(Stored records)

....................

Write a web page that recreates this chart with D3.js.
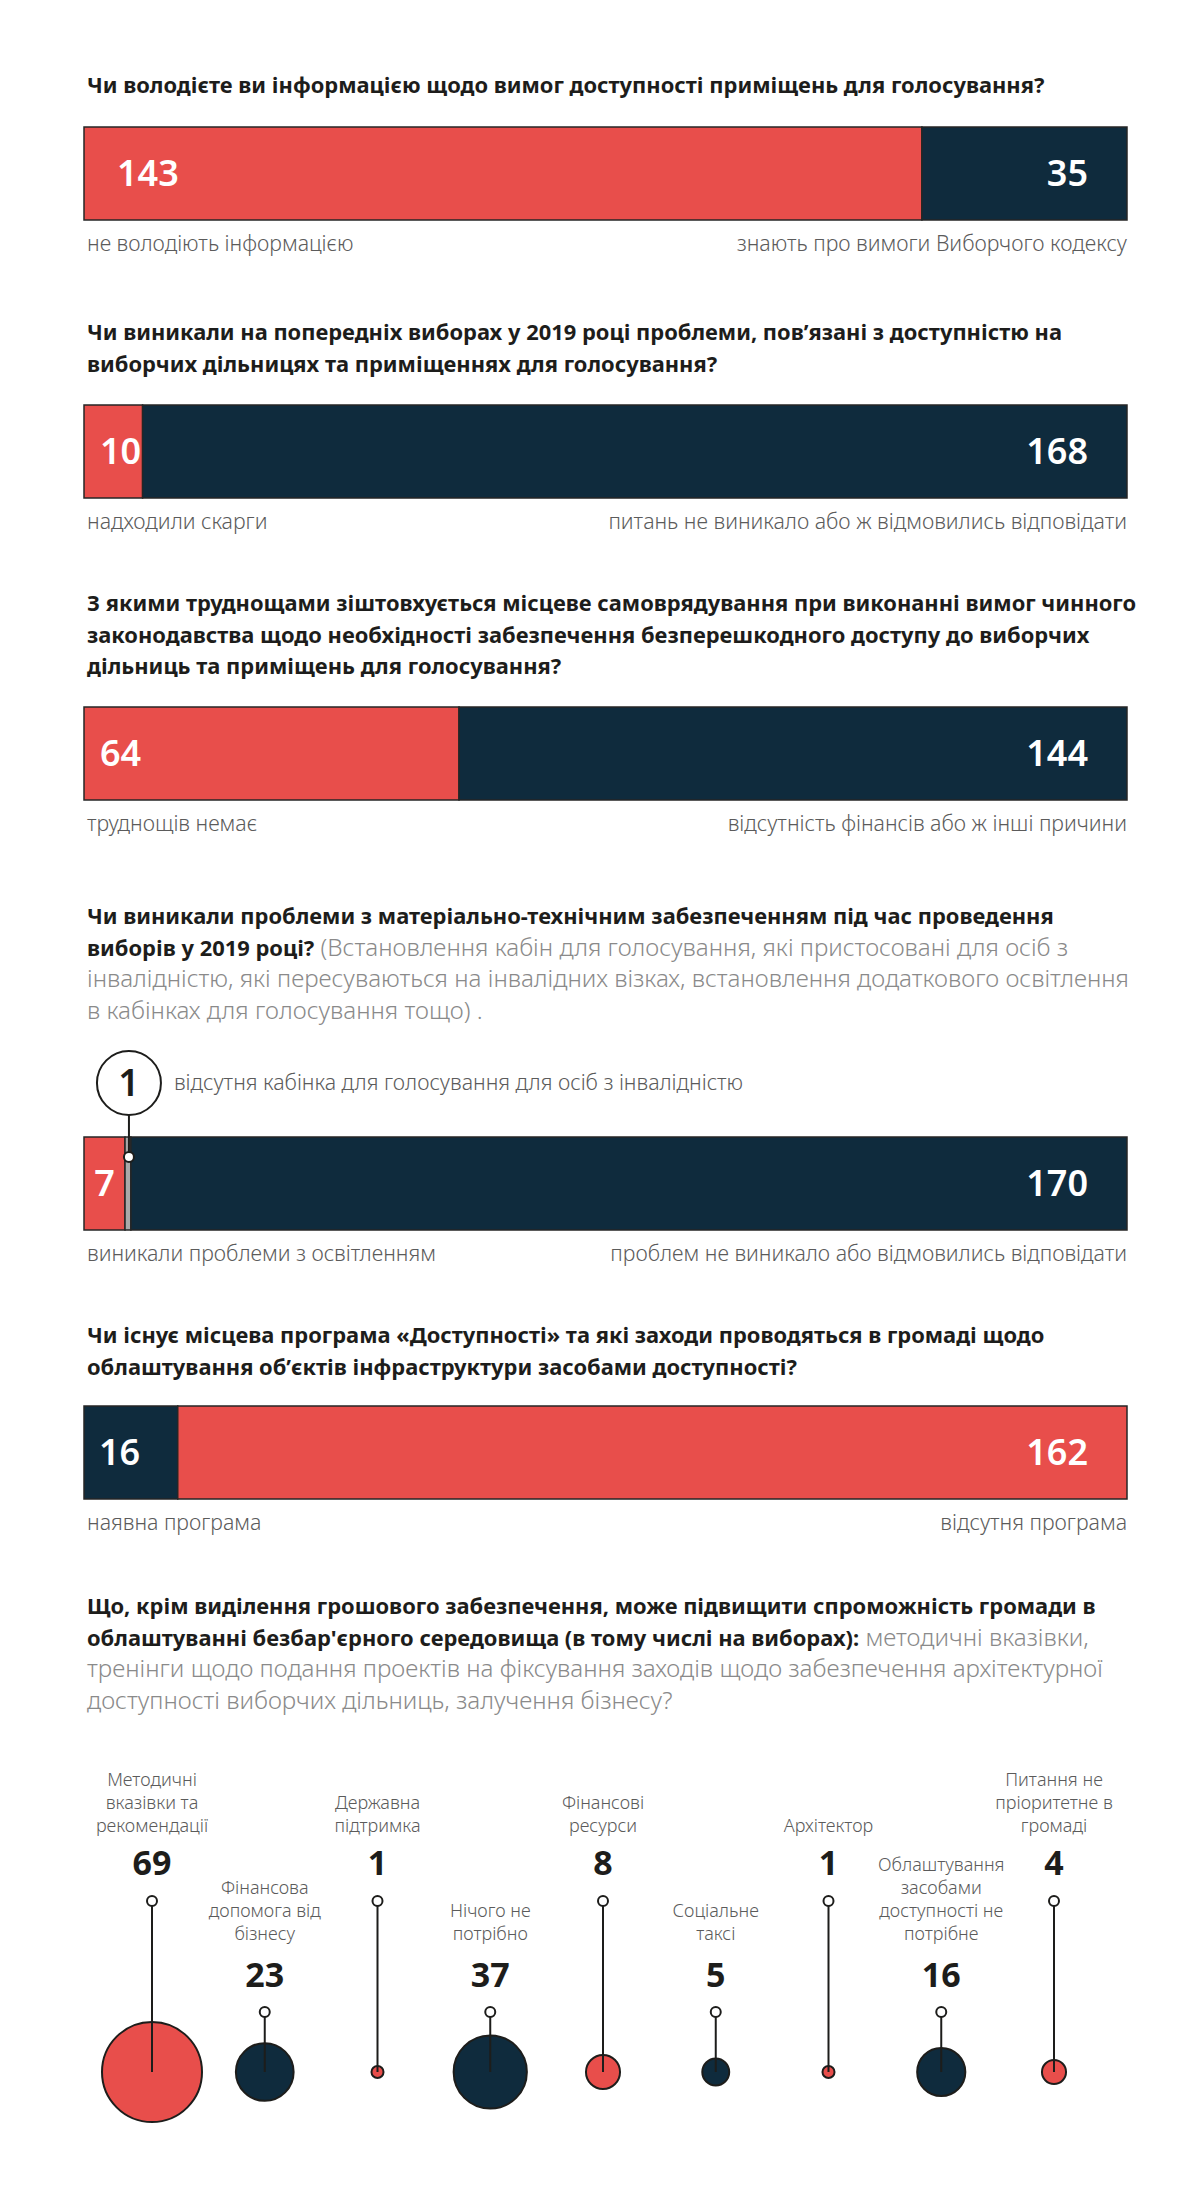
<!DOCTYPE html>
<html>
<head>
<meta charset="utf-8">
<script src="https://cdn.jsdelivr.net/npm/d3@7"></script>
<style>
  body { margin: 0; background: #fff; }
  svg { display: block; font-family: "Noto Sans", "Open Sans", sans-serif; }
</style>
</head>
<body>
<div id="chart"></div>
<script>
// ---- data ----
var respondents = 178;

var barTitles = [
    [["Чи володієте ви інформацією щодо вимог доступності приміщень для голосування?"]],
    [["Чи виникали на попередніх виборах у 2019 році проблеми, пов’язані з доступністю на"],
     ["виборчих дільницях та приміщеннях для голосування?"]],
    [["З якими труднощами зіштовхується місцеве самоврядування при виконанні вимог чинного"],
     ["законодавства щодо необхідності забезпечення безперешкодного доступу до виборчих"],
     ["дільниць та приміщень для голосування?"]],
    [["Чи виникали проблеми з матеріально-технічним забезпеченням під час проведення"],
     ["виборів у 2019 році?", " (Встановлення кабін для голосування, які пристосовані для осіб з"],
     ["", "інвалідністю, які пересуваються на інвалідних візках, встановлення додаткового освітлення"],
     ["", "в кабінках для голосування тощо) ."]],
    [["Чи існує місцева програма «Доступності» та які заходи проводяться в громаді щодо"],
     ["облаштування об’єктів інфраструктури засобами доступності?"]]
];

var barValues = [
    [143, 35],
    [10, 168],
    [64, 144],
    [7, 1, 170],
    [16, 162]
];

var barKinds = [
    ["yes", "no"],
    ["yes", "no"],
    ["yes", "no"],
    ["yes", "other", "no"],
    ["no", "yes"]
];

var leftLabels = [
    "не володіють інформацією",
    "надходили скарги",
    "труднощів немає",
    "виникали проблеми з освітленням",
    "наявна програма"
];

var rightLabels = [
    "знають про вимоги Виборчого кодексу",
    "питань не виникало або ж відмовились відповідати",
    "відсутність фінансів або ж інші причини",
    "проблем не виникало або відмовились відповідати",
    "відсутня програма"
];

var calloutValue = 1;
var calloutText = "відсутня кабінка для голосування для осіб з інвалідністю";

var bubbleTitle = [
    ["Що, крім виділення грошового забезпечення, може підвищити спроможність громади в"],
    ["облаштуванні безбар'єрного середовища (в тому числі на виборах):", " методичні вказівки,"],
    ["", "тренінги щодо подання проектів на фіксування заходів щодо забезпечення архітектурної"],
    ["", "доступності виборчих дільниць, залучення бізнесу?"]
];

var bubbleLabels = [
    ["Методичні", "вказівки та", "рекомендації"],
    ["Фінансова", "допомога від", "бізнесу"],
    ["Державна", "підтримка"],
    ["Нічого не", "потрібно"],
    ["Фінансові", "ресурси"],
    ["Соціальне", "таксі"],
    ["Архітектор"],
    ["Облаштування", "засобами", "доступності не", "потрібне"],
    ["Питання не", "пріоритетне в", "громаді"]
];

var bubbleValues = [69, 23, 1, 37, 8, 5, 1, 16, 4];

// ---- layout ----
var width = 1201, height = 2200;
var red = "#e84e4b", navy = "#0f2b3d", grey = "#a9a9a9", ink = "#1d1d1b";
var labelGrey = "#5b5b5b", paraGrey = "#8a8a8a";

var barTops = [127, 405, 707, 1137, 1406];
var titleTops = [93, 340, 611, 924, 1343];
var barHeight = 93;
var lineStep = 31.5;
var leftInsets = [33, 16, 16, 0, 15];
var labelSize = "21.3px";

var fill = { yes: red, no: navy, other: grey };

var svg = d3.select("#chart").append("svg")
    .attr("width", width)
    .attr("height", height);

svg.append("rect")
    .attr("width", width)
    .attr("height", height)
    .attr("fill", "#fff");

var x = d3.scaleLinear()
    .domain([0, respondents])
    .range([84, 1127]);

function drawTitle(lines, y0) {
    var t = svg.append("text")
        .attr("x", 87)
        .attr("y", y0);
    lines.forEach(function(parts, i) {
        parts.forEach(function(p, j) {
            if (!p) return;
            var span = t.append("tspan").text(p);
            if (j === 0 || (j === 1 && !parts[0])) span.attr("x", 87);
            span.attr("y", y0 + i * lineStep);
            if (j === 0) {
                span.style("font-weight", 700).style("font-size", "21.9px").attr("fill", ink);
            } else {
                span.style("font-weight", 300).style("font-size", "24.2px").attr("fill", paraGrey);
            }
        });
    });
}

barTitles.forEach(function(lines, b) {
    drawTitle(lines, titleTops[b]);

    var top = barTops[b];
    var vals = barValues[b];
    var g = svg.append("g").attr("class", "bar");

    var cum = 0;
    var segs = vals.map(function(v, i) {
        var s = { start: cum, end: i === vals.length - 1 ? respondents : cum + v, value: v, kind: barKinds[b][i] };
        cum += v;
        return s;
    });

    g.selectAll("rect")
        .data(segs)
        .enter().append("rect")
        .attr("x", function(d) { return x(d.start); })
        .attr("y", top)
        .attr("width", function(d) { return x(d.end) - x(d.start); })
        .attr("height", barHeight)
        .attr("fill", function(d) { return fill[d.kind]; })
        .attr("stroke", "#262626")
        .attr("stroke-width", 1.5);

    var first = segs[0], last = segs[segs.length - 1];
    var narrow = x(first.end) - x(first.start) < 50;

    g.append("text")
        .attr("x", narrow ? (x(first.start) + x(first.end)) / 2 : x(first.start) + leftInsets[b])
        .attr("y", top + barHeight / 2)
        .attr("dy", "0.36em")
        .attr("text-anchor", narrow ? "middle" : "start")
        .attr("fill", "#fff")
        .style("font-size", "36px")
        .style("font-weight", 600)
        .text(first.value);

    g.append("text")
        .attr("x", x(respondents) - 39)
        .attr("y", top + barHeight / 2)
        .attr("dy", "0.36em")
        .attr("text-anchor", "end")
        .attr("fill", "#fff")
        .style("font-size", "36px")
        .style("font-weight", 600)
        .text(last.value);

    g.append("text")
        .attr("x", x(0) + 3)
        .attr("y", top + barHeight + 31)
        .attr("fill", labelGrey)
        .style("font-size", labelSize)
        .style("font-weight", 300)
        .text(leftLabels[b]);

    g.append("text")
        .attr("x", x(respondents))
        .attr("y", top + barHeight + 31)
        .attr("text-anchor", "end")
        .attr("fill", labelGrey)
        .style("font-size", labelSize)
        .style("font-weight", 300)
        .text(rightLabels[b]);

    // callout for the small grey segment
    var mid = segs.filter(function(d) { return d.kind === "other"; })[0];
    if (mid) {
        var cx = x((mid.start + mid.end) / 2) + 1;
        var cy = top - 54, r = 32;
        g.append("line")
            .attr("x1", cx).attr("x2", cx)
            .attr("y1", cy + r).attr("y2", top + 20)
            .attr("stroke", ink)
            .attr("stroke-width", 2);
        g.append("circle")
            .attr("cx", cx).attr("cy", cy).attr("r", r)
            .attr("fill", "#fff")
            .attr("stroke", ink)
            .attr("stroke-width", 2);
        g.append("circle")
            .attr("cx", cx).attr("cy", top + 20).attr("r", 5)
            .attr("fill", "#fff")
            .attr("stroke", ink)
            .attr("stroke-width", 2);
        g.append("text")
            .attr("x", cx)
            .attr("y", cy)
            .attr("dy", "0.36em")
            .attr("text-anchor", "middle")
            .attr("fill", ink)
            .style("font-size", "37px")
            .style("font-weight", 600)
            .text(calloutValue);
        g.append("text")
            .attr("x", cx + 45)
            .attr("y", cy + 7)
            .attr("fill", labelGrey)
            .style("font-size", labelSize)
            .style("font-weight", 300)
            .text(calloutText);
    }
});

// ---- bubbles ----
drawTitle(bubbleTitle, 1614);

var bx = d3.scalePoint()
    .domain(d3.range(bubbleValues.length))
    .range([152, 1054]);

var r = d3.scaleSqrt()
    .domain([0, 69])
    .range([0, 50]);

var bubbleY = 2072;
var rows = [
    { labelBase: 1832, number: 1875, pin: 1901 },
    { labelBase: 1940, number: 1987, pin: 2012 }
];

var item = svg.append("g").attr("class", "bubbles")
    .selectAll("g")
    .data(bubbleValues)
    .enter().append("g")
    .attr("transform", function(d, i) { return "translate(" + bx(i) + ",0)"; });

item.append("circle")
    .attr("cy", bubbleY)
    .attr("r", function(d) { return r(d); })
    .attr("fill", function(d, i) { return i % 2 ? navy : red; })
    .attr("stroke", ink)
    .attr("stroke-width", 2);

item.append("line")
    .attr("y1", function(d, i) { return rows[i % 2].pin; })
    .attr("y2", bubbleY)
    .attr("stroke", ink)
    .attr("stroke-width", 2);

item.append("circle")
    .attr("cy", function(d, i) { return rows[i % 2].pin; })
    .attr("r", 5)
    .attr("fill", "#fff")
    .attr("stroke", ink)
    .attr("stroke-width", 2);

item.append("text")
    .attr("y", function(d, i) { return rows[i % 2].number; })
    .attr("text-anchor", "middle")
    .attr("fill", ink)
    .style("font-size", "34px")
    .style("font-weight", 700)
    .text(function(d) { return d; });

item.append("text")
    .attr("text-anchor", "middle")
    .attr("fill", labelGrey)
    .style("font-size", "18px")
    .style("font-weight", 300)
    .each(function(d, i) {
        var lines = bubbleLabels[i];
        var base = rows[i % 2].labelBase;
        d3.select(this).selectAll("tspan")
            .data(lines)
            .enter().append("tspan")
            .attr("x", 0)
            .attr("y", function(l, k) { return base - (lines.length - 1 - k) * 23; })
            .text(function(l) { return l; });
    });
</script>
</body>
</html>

....................

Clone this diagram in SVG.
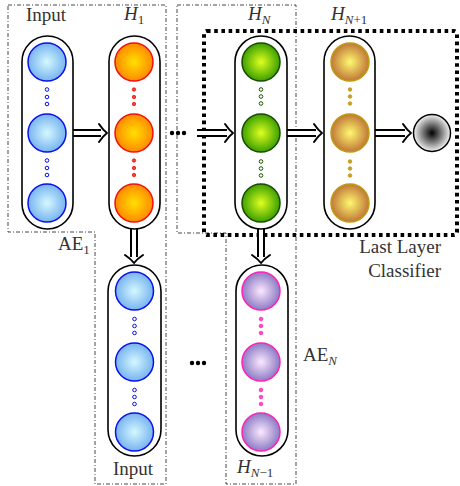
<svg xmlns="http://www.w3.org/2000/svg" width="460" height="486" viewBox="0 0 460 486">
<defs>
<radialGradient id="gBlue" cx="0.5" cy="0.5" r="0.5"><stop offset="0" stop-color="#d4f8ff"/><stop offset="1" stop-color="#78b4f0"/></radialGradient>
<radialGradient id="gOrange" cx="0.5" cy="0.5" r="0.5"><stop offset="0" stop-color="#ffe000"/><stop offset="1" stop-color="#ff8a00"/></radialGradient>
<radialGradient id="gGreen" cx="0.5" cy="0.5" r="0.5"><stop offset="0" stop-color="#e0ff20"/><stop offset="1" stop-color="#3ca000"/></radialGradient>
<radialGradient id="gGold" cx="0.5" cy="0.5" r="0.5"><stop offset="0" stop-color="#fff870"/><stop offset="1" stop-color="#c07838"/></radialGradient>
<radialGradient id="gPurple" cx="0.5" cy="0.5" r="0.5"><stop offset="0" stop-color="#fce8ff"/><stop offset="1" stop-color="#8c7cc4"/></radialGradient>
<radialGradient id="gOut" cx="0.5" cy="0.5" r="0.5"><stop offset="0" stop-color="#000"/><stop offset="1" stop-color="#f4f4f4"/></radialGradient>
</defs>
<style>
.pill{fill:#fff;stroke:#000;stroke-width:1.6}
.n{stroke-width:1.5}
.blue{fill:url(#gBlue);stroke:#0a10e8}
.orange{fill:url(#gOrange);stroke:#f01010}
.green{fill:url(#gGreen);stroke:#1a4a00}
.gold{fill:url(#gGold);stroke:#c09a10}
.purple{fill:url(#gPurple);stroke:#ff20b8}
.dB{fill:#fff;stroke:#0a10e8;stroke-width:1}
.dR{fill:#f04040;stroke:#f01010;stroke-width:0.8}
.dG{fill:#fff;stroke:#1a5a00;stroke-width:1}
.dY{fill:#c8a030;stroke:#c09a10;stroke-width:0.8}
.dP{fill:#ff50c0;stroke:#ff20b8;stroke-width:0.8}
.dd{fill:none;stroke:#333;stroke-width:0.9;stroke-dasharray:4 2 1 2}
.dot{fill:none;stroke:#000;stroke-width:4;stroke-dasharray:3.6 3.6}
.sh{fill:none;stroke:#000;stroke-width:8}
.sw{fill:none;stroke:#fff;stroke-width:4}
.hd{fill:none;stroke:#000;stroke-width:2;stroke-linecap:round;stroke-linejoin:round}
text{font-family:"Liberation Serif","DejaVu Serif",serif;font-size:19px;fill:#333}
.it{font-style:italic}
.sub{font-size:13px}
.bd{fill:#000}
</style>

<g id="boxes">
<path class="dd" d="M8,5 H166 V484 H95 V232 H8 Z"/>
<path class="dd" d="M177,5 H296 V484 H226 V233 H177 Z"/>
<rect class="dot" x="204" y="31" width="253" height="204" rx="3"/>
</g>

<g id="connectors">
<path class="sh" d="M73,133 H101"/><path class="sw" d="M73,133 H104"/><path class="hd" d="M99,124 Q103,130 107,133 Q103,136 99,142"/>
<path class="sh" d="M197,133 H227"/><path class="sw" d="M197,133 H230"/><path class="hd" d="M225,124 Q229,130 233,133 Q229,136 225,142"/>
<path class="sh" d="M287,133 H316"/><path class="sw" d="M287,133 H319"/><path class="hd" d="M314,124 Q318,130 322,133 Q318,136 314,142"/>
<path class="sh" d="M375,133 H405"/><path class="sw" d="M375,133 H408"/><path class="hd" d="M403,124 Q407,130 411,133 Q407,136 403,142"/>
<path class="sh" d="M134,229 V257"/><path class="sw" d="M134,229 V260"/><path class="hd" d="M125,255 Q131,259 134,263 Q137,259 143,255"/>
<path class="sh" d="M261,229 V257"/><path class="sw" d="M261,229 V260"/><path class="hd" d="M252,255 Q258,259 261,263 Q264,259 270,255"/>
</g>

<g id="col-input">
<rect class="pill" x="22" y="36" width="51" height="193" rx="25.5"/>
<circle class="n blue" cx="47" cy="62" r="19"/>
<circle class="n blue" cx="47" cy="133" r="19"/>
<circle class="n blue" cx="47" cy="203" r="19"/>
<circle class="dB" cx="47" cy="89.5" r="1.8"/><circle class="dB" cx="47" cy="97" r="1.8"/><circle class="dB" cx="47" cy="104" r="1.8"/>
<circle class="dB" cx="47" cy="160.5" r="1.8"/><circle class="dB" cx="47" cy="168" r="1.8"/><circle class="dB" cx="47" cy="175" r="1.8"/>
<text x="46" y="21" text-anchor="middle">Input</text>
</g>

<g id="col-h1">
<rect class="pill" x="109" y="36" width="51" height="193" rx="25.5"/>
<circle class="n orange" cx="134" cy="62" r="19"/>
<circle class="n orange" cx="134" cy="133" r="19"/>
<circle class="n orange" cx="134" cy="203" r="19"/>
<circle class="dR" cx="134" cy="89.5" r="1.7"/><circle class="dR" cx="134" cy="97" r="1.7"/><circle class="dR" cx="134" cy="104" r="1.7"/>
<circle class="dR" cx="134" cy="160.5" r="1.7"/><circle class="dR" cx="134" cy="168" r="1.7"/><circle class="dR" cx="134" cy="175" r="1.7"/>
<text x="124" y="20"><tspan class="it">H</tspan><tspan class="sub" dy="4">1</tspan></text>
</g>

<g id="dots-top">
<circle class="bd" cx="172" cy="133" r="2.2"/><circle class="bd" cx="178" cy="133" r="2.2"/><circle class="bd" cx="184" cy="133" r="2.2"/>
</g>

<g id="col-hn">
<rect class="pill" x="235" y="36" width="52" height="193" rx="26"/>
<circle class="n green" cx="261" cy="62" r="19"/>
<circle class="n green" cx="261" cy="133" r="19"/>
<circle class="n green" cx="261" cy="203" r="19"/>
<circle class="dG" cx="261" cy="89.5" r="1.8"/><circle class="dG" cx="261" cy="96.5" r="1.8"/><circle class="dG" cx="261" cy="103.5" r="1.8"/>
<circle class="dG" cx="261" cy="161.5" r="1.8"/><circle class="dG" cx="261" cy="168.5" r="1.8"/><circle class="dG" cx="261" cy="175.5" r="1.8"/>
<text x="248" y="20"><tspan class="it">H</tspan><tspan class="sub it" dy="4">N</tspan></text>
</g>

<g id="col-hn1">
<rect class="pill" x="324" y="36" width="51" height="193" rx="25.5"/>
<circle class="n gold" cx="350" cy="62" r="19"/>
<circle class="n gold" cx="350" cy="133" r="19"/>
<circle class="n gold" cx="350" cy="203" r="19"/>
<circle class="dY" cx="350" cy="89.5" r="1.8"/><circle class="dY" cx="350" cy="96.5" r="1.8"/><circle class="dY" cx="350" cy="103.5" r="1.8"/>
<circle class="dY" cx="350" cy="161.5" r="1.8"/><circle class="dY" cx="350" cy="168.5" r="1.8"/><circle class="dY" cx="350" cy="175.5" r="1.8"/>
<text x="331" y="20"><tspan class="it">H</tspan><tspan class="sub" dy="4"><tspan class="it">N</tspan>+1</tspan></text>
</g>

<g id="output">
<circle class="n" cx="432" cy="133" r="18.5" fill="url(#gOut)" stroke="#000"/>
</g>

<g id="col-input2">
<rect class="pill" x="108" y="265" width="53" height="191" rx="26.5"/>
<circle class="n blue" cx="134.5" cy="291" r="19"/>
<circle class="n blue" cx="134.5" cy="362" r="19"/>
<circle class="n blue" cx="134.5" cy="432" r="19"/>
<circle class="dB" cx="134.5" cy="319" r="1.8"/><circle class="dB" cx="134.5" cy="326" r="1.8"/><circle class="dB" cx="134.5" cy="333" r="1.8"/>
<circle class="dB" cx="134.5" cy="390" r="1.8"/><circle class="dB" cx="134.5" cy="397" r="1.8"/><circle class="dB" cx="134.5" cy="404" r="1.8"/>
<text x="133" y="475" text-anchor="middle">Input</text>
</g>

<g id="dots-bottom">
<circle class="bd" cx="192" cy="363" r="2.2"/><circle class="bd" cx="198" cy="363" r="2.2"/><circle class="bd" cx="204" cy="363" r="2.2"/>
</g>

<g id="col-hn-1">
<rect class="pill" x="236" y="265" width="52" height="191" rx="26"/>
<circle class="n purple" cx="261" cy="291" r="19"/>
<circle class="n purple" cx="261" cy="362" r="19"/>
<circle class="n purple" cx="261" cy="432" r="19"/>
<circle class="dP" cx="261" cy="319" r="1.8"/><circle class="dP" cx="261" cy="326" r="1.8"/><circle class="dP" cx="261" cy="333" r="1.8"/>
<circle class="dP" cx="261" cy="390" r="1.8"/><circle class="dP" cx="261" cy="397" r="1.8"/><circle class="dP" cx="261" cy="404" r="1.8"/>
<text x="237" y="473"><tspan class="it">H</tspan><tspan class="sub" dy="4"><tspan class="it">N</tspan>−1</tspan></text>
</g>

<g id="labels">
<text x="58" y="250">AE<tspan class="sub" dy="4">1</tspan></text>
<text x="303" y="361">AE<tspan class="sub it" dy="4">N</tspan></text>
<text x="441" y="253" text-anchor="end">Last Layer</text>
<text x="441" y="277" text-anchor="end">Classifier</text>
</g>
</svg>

....................

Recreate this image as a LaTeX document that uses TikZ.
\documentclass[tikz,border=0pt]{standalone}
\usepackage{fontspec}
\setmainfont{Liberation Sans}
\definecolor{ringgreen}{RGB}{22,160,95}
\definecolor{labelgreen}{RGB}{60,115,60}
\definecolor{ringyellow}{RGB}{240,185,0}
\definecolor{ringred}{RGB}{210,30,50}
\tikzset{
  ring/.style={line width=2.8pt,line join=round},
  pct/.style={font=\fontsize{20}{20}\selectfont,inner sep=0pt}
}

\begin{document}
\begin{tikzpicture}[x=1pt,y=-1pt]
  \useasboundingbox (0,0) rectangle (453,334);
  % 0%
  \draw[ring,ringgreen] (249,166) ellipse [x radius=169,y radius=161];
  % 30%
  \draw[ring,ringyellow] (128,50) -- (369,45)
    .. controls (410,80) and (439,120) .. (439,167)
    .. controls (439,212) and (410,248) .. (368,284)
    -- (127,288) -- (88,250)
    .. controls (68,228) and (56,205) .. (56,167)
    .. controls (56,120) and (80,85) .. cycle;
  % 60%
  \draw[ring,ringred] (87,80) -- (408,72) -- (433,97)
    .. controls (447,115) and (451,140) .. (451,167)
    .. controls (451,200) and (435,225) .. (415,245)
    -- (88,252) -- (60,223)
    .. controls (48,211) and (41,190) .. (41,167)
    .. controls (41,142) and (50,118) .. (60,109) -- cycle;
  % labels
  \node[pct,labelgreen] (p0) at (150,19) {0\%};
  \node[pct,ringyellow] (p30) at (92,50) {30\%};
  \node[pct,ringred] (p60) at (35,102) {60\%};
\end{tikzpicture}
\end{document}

....................

WRITTEN PROBLEM
Without the pictures, write out exactly the lines from the one that has "Write a web" down to the one that has "var respondents = 178;", both included.

TASK ANSWER
Write a web page that recreates this chart with D3.js.
<!DOCTYPE html>
<html>
<head>
<meta charset="utf-8">
<script src="https://cdn.jsdelivr.net/npm/d3@7"></script>
<style>
  body { margin: 0; background: #fff; }
  svg { display: block; font-family: "Noto Sans", "Open Sans", sans-serif; }
</style>
</head>
<body>
<div id="chart"></div>
<script>
// ---- data ----
var respondents = 178;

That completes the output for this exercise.